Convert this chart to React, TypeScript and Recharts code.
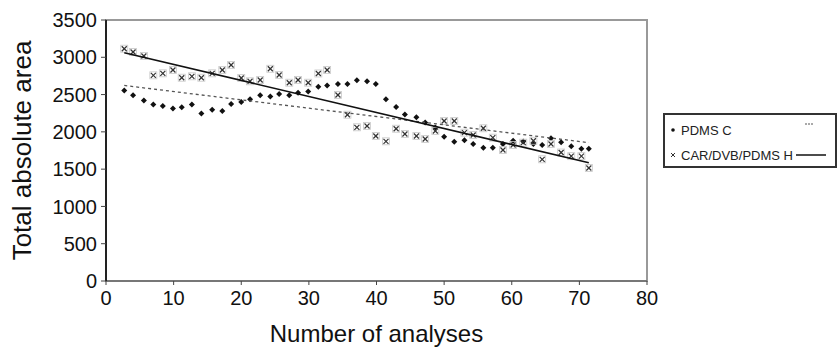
import React from 'react';
import { ScatterChart, Scatter, XAxis, YAxis, ReferenceArea } from 'recharts';

// analysis number for each measurement (shared by both fibres)
const analyses = [
  2.7, 4.0, 5.6, 7.0, 8.4, 9.9, 11.2, 12.7, 14.1, 15.7, 17.2, 18.5, 20.0, 21.3, 22.8, 24.3, 25.6,
  27.1, 28.4, 29.9, 31.4, 32.7, 34.3, 35.7, 37.1, 38.6, 39.9, 41.4, 42.9, 44.2, 45.9, 47.2, 48.7,
  50.0, 51.5, 53.0, 54.3, 55.8, 57.2, 58.7, 60.2, 61.7, 63.2, 64.5, 65.8, 67.3, 68.8, 70.3, 71.4,
];

const pdmsC = [
  2555, 2490, 2420, 2367, 2347, 2313, 2330, 2367, 2246, 2297, 2280, 2374, 2400, 2437, 2492, 2474, 2508,
  2492, 2525, 2541, 2606, 2622, 2642, 2642, 2693, 2678, 2642, 2437, 2333, 2233, 2195, 2125, 2058,
  1935, 1868, 1887, 1837, 1788, 1788, 1837, 1881, 1870, 1837, 1824, 1913, 1860, 1808, 1773, 1773,
];

const carH = [
  3115, 3071, 3017, 2758, 2785, 2830, 2726, 2745, 2726, 2785, 2830, 2897, 2722, 2678, 2695, 2846, 2762,
  2659, 2695, 2659, 2783, 2830, 2494, 2230, 2061, 2079, 1944, 1873, 2042, 1971, 1944, 1904, 2012,
  2146, 2146, 1989, 1958, 2048, 1922, 1757, 1824, 1855, 1881, 1632, 1837, 1723, 1674, 1674, 1515,
];

const xTicks = [0, 10, 20, 30, 40, 50, 60, 70, 80];
const yTicks = [0, 500, 1000, 1500, 2000, 2500, 3000, 3500];

const FONT = '"Liberation Sans", Arial, sans-serif';

const toPoints = (ys: number[]) => analyses.map((x, i) => ({ x, y: ys[i] }));

// linear trend line (least squares), like the spreadsheet trendline
const trend = (ys: number[]) => {
  const n = analyses.length;
  const mx = analyses.reduce((s, v) => s + v, 0) / n;
  const my = ys.reduce((s, v) => s + v, 0) / n;
  let sxy = 0;
  let sxx = 0;
  analyses.forEach((x, i) => {
    sxy += (x - mx) * (ys[i] - my);
    sxx += (x - mx) * (x - mx);
  });
  const b = sxy / sxx;
  const a = my - b * mx;
  const x0 = analyses[0];
  const x1 = analyses[n - 1];
  return [
    { x: x0, y: a + b * x0 },
    { x: x1, y: a + b * x1 },
  ];
};

const Diamond = (props: any) => {
  const { cx, cy } = props;
  if (cx == null || cy == null) return null;
  const r = 3;
  return <polygon points={`${cx},${cy - r} ${cx + r},${cy} ${cx},${cy + r} ${cx - r},${cy}`} fill="#111" />;
};

const Cross = (props: any) => {
  const { cx, cy } = props;
  if (cx == null || cy == null) return null;
  const r = 2.5;
  return (
    <g>
      <rect x={cx - 3.5} y={cy - 3.5} width={7} height={7} fill="none" stroke="#c8c8c8" strokeWidth={0.8} />
      <line x1={cx - r} y1={cy - r} x2={cx + r} y2={cy + r} stroke="#333" strokeWidth={1.2} />
      <line x1={cx - r} y1={cy + r} x2={cx + r} y2={cy - r} stroke="#333" strokeWidth={1.2} />
    </g>
  );
};

const NoDot = () => null;

const rowStyle: React.CSSProperties = {
  position: 'absolute',
  left: 3,
  height: 18,
  display: 'flex',
  alignItems: 'center',
  whiteSpace: 'nowrap',
  width: 166,
};

const LegendBox = () => (
  <div
    style={{
      position: 'absolute',
      left: 663,
      top: 113,
      width: 170,
      height: 51,
      border: '2px solid #333',
      background: '#fff',
      fontFamily: FONT,
      fontSize: 13,
      color: '#222',
    }}
  >
    <div style={{ ...rowStyle, top: 6 }}>
      <svg width={10} height={10}>
        <circle cx={5} cy={5} r={1.8} fill="#111" />
      </svg>
      <span style={{ marginLeft: 3 }}>PDMS C</span>
      <svg width={10} height={10} style={{ position: 'absolute', left: 137, top: 0 }}>
        <line x1={0} y1={3} x2={8} y2={3} stroke="#555" strokeWidth={1} strokeDasharray="2 1" />
      </svg>
    </div>
    <div style={{ ...rowStyle, top: 31 }}>
      <svg width={10} height={10}>
        <line x1={3} y1={3} x2={7} y2={7} stroke="#333" strokeWidth={1} />
        <line x1={3} y1={7} x2={7} y2={3} stroke="#333" strokeWidth={1} />
      </svg>
      <span style={{ marginLeft: 3 }}>CAR/DVB/PDMS H</span>
      <svg width={32} height={10} style={{ marginLeft: 3 }}>
        <line x1={0} y1={5} x2={30} y2={5} stroke="#111" strokeWidth={1.5} />
      </svg>
    </div>
  </div>
);

export default function App() {
  return (
    <div style={{ position: 'absolute', left: 0, top: 0, width: 839, height: 348, background: '#fff' }}>
      <ScatterChart width={839} height={348} margin={{ top: 20, right: 192, bottom: 0, left: 0 }}>
        <ReferenceArea x1={0} x2={80} y1={0} y2={3500} fill="none" stroke="#999" strokeWidth={2} ifOverflow="visible" />
        <XAxis
          type="number"
          dataKey="x"
          domain={[0, 80]}
          ticks={xTicks}
          interval={0}
          height={67}
          axisLine={{ stroke: '#777', strokeWidth: 2 }}
          tickLine={{ stroke: '#444' }}
          tickSize={4}
          tickMargin={6}
          tick={{ fill: '#111', fontSize: 20, fontFamily: FONT }}
          label={{ value: 'Number of analyses', position: 'insideBottom', offset: 6, fill: '#111', fontSize: 24, fontFamily: FONT }}
        />
        <YAxis
          type="number"
          dataKey="y"
          domain={[0, 3500]}
          ticks={yTicks}
          interval={0}
          width={106}
          axisLine={{ stroke: '#222', strokeWidth: 2 }}
          tickLine={{ stroke: '#444' }}
          tickSize={5}
          tickMargin={4}
          tick={{ fill: '#111', fontSize: 20, fontFamily: FONT }}
          label={{ value: 'Total absolute area', angle: -90, position: 'insideLeft', offset: 22, fill: '#111', fontSize: 26, fontFamily: FONT, style: { textAnchor: 'middle' } }}
        />
        <Scatter name="PDMS C" data={toPoints(pdmsC)} shape={<Diamond />} isAnimationActive={false} />
        <Scatter name="CAR/DVB/PDMS H" data={toPoints(carH)} shape={<Cross />} isAnimationActive={false} />
        <Scatter
          name="trend C"
          data={trend(pdmsC)}
          line={{ stroke: '#555', strokeWidth: 1.3, strokeDasharray: '3 3' }}
          shape={<NoDot />}
          isAnimationActive={false}
        />
        <Scatter
          name="trend H"
          data={trend(carH)}
          line={{ stroke: '#111', strokeWidth: 1.6 }}
          shape={<NoDot />}
          isAnimationActive={false}
        />
      </ScatterChart>
      <LegendBox />
    </div>
  );
}
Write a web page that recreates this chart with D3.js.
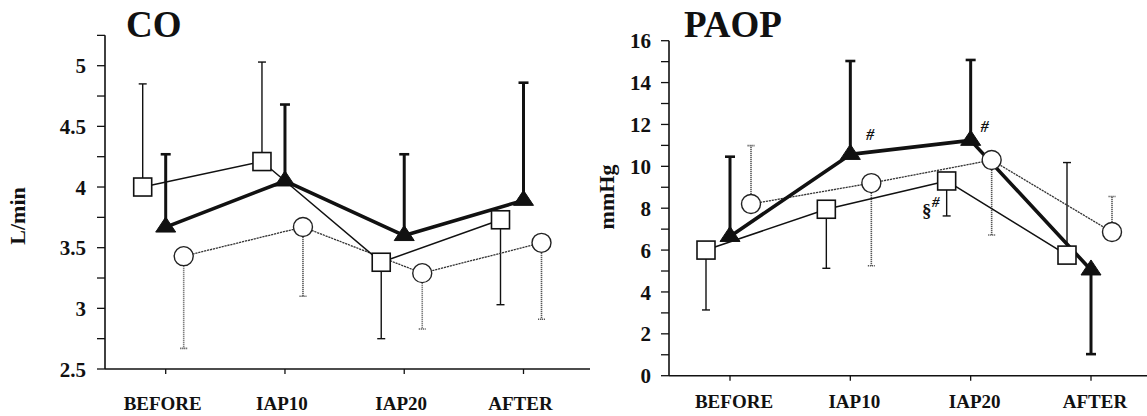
<!DOCTYPE html>
<html>
<head>
<meta charset="utf-8">
<script src="https://cdn.jsdelivr.net/npm/d3@7"></script>
<style>
  html, body { margin: 0; padding: 0; background: #fff; }
  svg { display: block; }
  text { font-family: "Liberation Serif", "Times New Roman", serif; font-weight: bold; fill: #111; }
</style>
</head>
<body>
<svg id="chart" width="1147" height="416"></svg>
<script>
// ---------- data ----------
const categories = ["BEFORE", "IAP10", "IAP20", "AFTER"];

// CO (L/min)
const coSquare    = [4.00, 4.21, 3.38, 3.73];
const coSquareSD  = [0.85, 0.82, 0.63, 0.70];
const coSquareDir = [1, 1, -1, -1];
const coTriangle    = [3.67, 4.05, 3.60, 3.89];
const coTriangleSD  = [0.60, 0.63, 0.67, 0.97];
const coTriangleDir = [1, 1, 1, 1];
const coCircle    = [3.43, 3.67, 3.29, 3.54];
const coCircleSD  = [0.76, 0.57, 0.46, 0.63];
const coCircleDir = [-1, -1, -1, -1];
const coTicks = [2.5, 3, 3.5, 4, 4.5, 5];

// PAOP (mmHg)
const paopSquare    = [6.0, 7.95, 9.30, 5.76];
const paopSquareSD  = [2.86, 2.82, 1.67, 4.42];
const paopSquareDir = [-1, -1, -1, 1];
const paopTriangle    = [6.65, 10.57, 11.24, 5.05];
const paopTriangleSD  = [3.81, 4.46, 3.84, 4.02];
const paopTriangleDir = [1, 1, 1, -1];
const paopCircle    = [8.20, 9.20, 10.30, 6.86];
const paopCircleSD  = [2.79, 3.95, 3.58, 1.70];
const paopCircleDir = [1, -1, -1, 1];
const paopTicks = [0, 2, 4, 6, 8, 10, 12, 14, 16];

const svg = d3.select("#chart");

function trianglePath(w, h) {
  return `M0,${-h * 2 / 3}L${w / 2},${h / 3}L${-w / 2},${h / 3}Z`;
}

function drawPanel(cfg) {
  const g = svg.append("g");
  const x = d3.scalePoint().domain(categories).range(cfg.xRange);
  const y = d3.scaleLinear().domain(cfg.yDomain).range(cfg.yRange);

  // axes lines
  g.append("line").attr("x1", cfg.axisX).attr("x2", cfg.axisX)
    .attr("y1", y(cfg.yTop)).attr("y2", y(cfg.yDomain[0]))
    .attr("stroke", "#111").attr("stroke-width", 1.6);
  g.append("line").attr("x1", cfg.axisX).attr("x2", cfg.xEnd)
    .attr("y1", y(cfg.yDomain[0])).attr("y2", y(cfg.yDomain[0]))
    .attr("stroke", "#111").attr("stroke-width", 1.6);

  // y ticks (minor + major)
  const minor = d3.range(cfg.yDomain[0], cfg.yTop + 1e-9, cfg.minorStep);
  g.selectAll(".ytick").data(minor).join("line")
    .attr("x1", cfg.axisX - 8).attr("x2", cfg.axisX)
    .attr("y1", d => y(d)).attr("y2", d => y(d))
    .attr("stroke", "#111").attr("stroke-width", 1.3);
  g.selectAll(".ylab").data(cfg.ticks).join("text")
    .attr("x", cfg.labelX).attr("y", d => y(d))
    .attr("dy", "0.36em").attr("text-anchor", "end")
    .style("font-size", cfg.tickFont + "px")
    .text(d => d3.format("")(d));

  // x ticks and labels
  g.selectAll(".xtick").data(categories).join("line")
    .attr("x1", d => x(d)).attr("x2", d => x(d))
    .attr("y1", y(cfg.yDomain[0])).attr("y2", y(cfg.yDomain[0]) + 5)
    .attr("stroke", "#111").attr("stroke-width", 1.3);
  g.selectAll(".xlab").data(categories).join("text")
    .attr("x", d => x(d) + cfg.catShift).attr("y", cfg.catY)
    .attr("text-anchor", "middle")
    .style("font-size", "19px")
    .text(d => d);

  // title
  g.append("text").attr("x", cfg.titleX).attr("y", 37)
    .style("font-size", "37px").text(cfg.title);

  // y-axis label
  g.append("text")
    .attr("transform", `translate(${cfg.yLabelX},${cfg.yLabelY}) rotate(-90)`)
    .attr("text-anchor", "middle")
    .style("font-size", "22px").text(cfg.yLabel);

  const series = cfg.series;

  // error bars
  series.forEach(s => {
    const eg = g.append("g");
    s.values.forEach((v, i) => {
      const cx = x(categories[i]) + s.dx;
      const tip = v + s.dir[i] * s.sd[i];
      eg.append("line").attr("x1", cx).attr("x2", cx)
        .attr("y1", y(v)).attr("y2", y(tip))
        .attr("stroke", s.errColor).attr("stroke-width", s.errWidth)
        .attr("stroke-dasharray", s.errDash);
      eg.append("line").attr("x1", cx - s.capW / 2).attr("x2", cx + s.capW / 2)
        .attr("y1", y(tip)).attr("y2", y(tip))
        .attr("stroke", s.errColor).attr("stroke-width", s.capWidth)
        .attr("stroke-dasharray", s.errDash);
    });
  });

  // lines
  series.forEach(s => {
    const line = d3.line().x((d, i) => x(categories[i]) + s.dx).y(d => y(d));
    g.append("path").datum(s.values).attr("d", line)
      .attr("fill", "none").attr("stroke", s.lineColor)
      .attr("stroke-width", s.lineWidth).attr("stroke-dasharray", s.lineDash)
      .attr("stroke-linejoin", "round");
  });

  // markers
  series.forEach(s => {
    const mg = g.append("g");
    s.values.forEach((v, i) => {
      const cx = x(categories[i]) + s.dx, cy = y(v);
      if (s.shape === "square") {
        mg.append("rect").attr("x", cx - 9).attr("y", cy - 9)
          .attr("width", 18).attr("height", 18)
          .attr("fill", "#fff").attr("stroke", "#111").attr("stroke-width", 1.6);
      } else if (s.shape === "circle") {
        mg.append("circle").attr("cx", cx).attr("cy", cy).attr("r", 9.5)
          .attr("fill", "#fff").attr("stroke", "#222").attr("stroke-width", 1.4);
      } else {
        mg.append("path").attr("d", trianglePath(20, 15))
          .attr("transform", `translate(${cx},${cy})`)
          .attr("fill", "#111").attr("stroke", "#111").attr("stroke-width", 1);
      }
    });
  });

  return { x, y, series };
}

function makeSeries(sq, sqSD, sqDir, tr, trSD, trDir, ci, ciSD, ciDir, sqDx, ciDx) {
  return [
    { shape: "circle", values: ci, sd: ciSD, dir: ciDir, dx: ciDx,
      lineColor: "#333", lineWidth: 1.3, lineDash: "2.2,0.8",
      errColor: "#555", errWidth: 1.6, errDash: "1.2,0.8", capW: 7, capWidth: 1.6 },
    { shape: "square", values: sq, sd: sqSD, dir: sqDir, dx: sqDx,
      lineColor: "#111", lineWidth: 1.5, lineDash: null,
      errColor: "#111", errWidth: 1.4, errDash: null, capW: 8, capWidth: 1.4 },
    { shape: "triangle", values: tr, sd: trSD, dir: trDir, dx: 0,
      lineColor: "#111", lineWidth: 3.6, lineDash: null,
      errColor: "#111", errWidth: 3, errDash: null, capW: 10, capWidth: 2.6 }
  ];
}

// CO panel
drawPanel({
  title: "CO", titleX: 126, yLabel: "L/min", yLabelX: 25, yLabelY: 216,
  xRange: [165.7, 523.5], axisX: 105, xEnd: 590,
  yDomain: [2.5, 5], yRange: [369, 65.7], yTop: 5.25, minorStep: 0.25,
  ticks: coTicks, labelX: 86, tickFont: 21, catY: 410, catShift: -3,
  series: makeSeries(coSquare, coSquareSD, coSquareDir,
                     coTriangle, coTriangleSD, coTriangleDir,
                     coCircle, coCircleSD, coCircleDir, -23, 18)
});

// PAOP panel
const p = drawPanel({
  title: "PAOP", titleX: 684, yLabel: "mmHg", yLabelX: 614, yLabelY: 197,
  xRange: [730, 1091], axisX: 669, xEnd: 1147,
  yDomain: [0, 16], yRange: [375.7, 40.7], yTop: 16, minorStep: 1,
  ticks: paopTicks, labelX: 651, tickFont: 21, catY: 408, catShift: 4,
  series: makeSeries(paopSquare, paopSquareSD, paopSquareDir,
                     paopTriangle, paopTriangleSD, paopTriangleDir,
                     paopCircle, paopCircleSD, paopCircleDir, -24, 21)
});

// significance marks
const ann = svg.append("g");
ann.append("text").attr("x", p.x("IAP10") + 20).attr("y", p.y(paopTriangle[1]) - 14)
  .attr("text-anchor", "middle").style("font-size", "16px").style("font-style", "italic").text("#");
ann.append("text").attr("x", p.x("IAP20") + 14).attr("y", p.y(paopTriangle[2]) - 8)
  .attr("text-anchor", "middle").style("font-size", "16px").style("font-style", "italic").text("#");
ann.append("text").attr("x", p.x("IAP20") - 24 - 20).attr("y", p.y(paopSquare[2]) + 36)
  .attr("text-anchor", "middle").style("font-size", "19px").text("§");
ann.append("text").attr("x", p.x("IAP20") - 24 - 11).attr("y", p.y(paopSquare[2]) + 26)
  .attr("text-anchor", "middle").style("font-size", "15px").style("font-style", "italic").text("#");
</script>
</body>
</html>
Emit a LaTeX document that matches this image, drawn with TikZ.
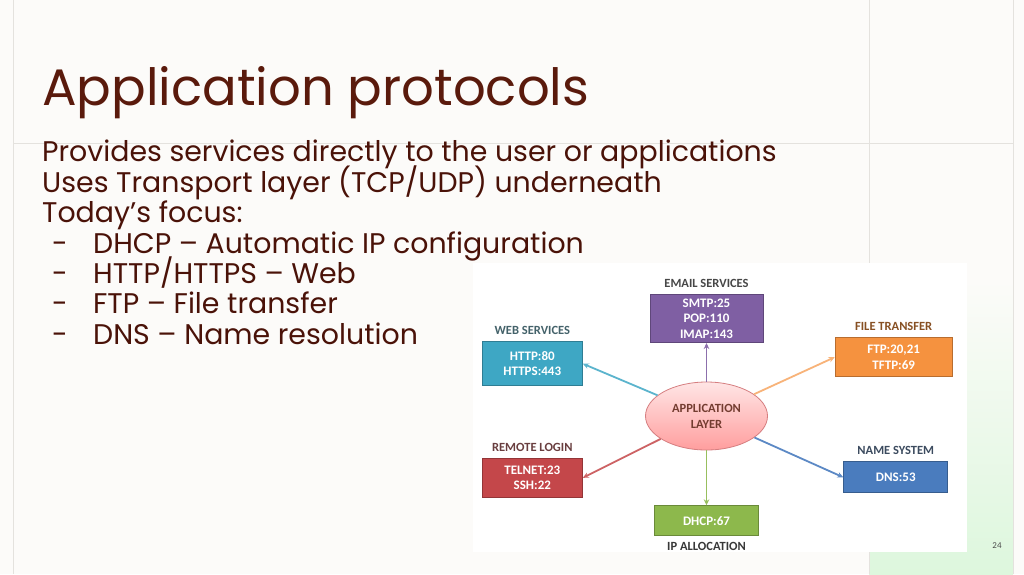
\documentclass[tikz,border=0pt]{standalone}
\usepackage{fontspec}
\setmainfont{Poppins}
\newfontfamily\diafont{Carlito}
\usetikzlibrary{positioning,shapes.geometric,arrows.meta}

\definecolor{slidebg}{HTML}{FCFBF9}
\definecolor{rule}{HTML}{E4E2DE}
\definecolor{titlecol}{HTML}{5A1A0C}
\definecolor{bodycol}{HTML}{4A1208}
\definecolor{mint}{HTML}{DDF7DD}
\definecolor{emailc}{HTML}{7F5FA3}
\definecolor{webc}{HTML}{3EA7C4}
\definecolor{filec}{HTML}{F5923F}
\definecolor{remotec}{HTML}{C4474A}
\definecolor{namec}{HTML}{4A7CBE}
\definecolor{dhcpc}{HTML}{8DB84C}

\begin{document}
\begin{tikzpicture}[x=1pt, y=-1pt,
  box/.style={draw, line width=1pt, inner sep=0pt, align=center, text=white,
    font=\diafont\bfseries\fontsize{13}{15.6}\selectfont},
  lbl/.style={inner sep=0pt, text height=8.5pt, text depth=0pt,
    font=\diafont\bfseries\fontsize{12.5}{14}\selectfont},
  link/.style={line width=1.8pt, -{Stealth[length=6pt,width=5.5pt]}},
  body/.style={anchor=base west, inner sep=0pt, text=bodycol,
    font=\fontsize{28.4}{31}\selectfont}]

% slide
\useasboundingbox[fill=slidebg] (0,0) rectangle (1024,574);
\shade[top color=slidebg, bottom color=mint] (869,280) rectangle (1013,574);
\draw[rule, line width=0.8pt] (13,0) -- (13,574) (869,0) -- (869,574)
  (1013,0) -- (1013,574) (13,143) -- (1013,143);

\node[anchor=base west, inner sep=0pt, text=titlecol,
  font=\fontsize{51.3}{60}\selectfont] (title) at (42,105) {Application protocols};

\foreach \txt [count=\i] in {Provides services directly to the user or applications,
  Uses Transport layer (TCP/UDP) underneath,
  Today’s focus:,
  {\makebox[51pt][l]{\hspace*{10pt}-}DHCP – Automatic IP configuration},
  {\makebox[51pt][l]{\hspace*{10pt}-}HTTP/HTTPS – Web},
  {\makebox[51pt][l]{\hspace*{10pt}-}FTP – File transfer},
  {\makebox[51pt][l]{\hspace*{10pt}-}DNS – Name resolution}}
  \node[body] (line\i) at (42,131.2+30.45*\i) {\txt};

% the diagram
\fill[white] (473,263) rectangle (967,552);

\node[ellipse, draw=remotec!70, line width=0.8pt, top color=red!10, bottom color=red!38,
  minimum width=122pt, minimum height=68pt, inner sep=0pt, align=center, text=titlecol!85,
  font=\diafont\bfseries\fontsize{12.5}{16}\selectfont] (app) at (706.5,416) {APPLICATION\\LAYER};

\node[box, fill=emailc, draw=emailc!75!black, minimum width=113pt, minimum height=48pt]
  (email) at (706.5,318.5) {SMTP:25\\POP:110\\IMAP:143};
\node[box, fill=webc, draw=webc!75!black, minimum width=100pt, minimum height=44pt]
  (web) at (532.3,363.7) {HTTP:80\\HTTPS:443};
\node[box, fill=filec, draw=filec!75!black, minimum width=117pt, minimum height=39pt]
  (file) at (893.7,357.2) {FTP:20,21\\TFTP:69};
\node[box, fill=remotec, draw=remotec!75!black, minimum width=100pt, minimum height=39pt]
  (remote) at (532.3,477.8) {TELNET:23\\SSH:22};
\node[box, fill=namec, draw=namec!75!black, minimum width=104pt, minimum height=31pt]
  (name) at (895.8,477.3) {DNS:53};
\node[box, fill=dhcpc, draw=dhcpc!75!black, minimum width=104pt, minimum height=30pt]
  (dhcp) at (706.5,520.8) {DHCP:67};

\node[lbl, text=black!72, above=6.5pt of email] (emaill) {EMAIL SERVICES};
\node[lbl, text=webc!35!black!80, above=6.5pt of web] (webl) {WEB SERVICES};
\node[lbl, text=filec!55!black, above=6.5pt of file] (filel) {FILE TRANSFER};
\node[lbl, text=remotec!40!black!85, above=6.5pt of remote] (remotel) {REMOTE LOGIN};
\node[lbl, text=namec!35!black!85, above=6.5pt of name] (namel) {NAME SYSTEM};
\node[lbl, text=black!78, below=5pt of dhcp] (dhcpl) {IP ALLOCATION};

\draw[link, emailc!90] (app) -- (email.south);
\draw[link, webc!85] (app) -- (web.east);
\draw[link, filec!70] (app) -- (file.west);
\draw[link, remotec!85] (app) -- (remote.east);
\draw[link, namec!90] (app) -- (name.west);
\draw[link, dhcpc!90] (app) -- (dhcp.north);

\node[text=black!70, font=\diafont\fontsize{9}{10}\selectfont] (pagenum) at (997,546) {24};
\end{tikzpicture}
\end{document}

# Directive
Up to and including the line containing "const yTicks = [0, 500, 1000, 1500, 2000, 2500, 3000, 3500];", repeat every line from the start of the data, but none of the pictures.

# Solution
Convert this chart to React, TypeScript and Recharts code.
import React from 'react';
import { ScatterChart, Scatter, XAxis, YAxis, ReferenceArea } from 'recharts';

// analysis number for each measurement (shared by both fibres)
const analyses = [
  2.7, 4.0, 5.6, 7.0, 8.4, 9.9, 11.2, 12.7, 14.1, 15.7, 17.2, 18.5, 20.0, 21.3, 22.8, 24.3, 25.6,
  27.1, 28.4, 29.9, 31.4, 32.7, 34.3, 35.7, 37.1, 38.6, 39.9, 41.4, 42.9, 44.2, 45.9, 47.2, 48.7,
  50.0, 51.5, 53.0, 54.3, 55.8, 57.2, 58.7, 60.2, 61.7, 63.2, 64.5, 65.8, 67.3, 68.8, 70.3, 71.4,
];

const pdmsC = [
  2555, 2490, 2420, 2367, 2347, 2313, 2330, 2367, 2246, 2297, 2280, 2374, 2400, 2437, 2492, 2474, 2508,
  2492, 2525, 2541, 2606, 2622, 2642, 2642, 2693, 2678, 2642, 2437, 2333, 2233, 2195, 2125, 2058,
  1935, 1868, 1887, 1837, 1788, 1788, 1837, 1881, 1870, 1837, 1824, 1913, 1860, 1808, 1773, 1773,
];

const carH = [
  3115, 3071, 3017, 2758, 2785, 2830, 2726, 2745, 2726, 2785, 2830, 2897, 2722, 2678, 2695, 2846, 2762,
  2659, 2695, 2659, 2783, 2830, 2494, 2230, 2061, 2079, 1944, 1873, 2042, 1971, 1944, 1904, 2012,
  2146, 2146, 1989, 1958, 2048, 1922, 1757, 1824, 1855, 1881, 1632, 1837, 1723, 1674, 1674, 1515,
];

const xTicks = [0, 10, 20, 30, 40, 50, 60, 70, 80];
const yTicks = [0, 500, 1000, 1500, 2000, 2500, 3000, 3500];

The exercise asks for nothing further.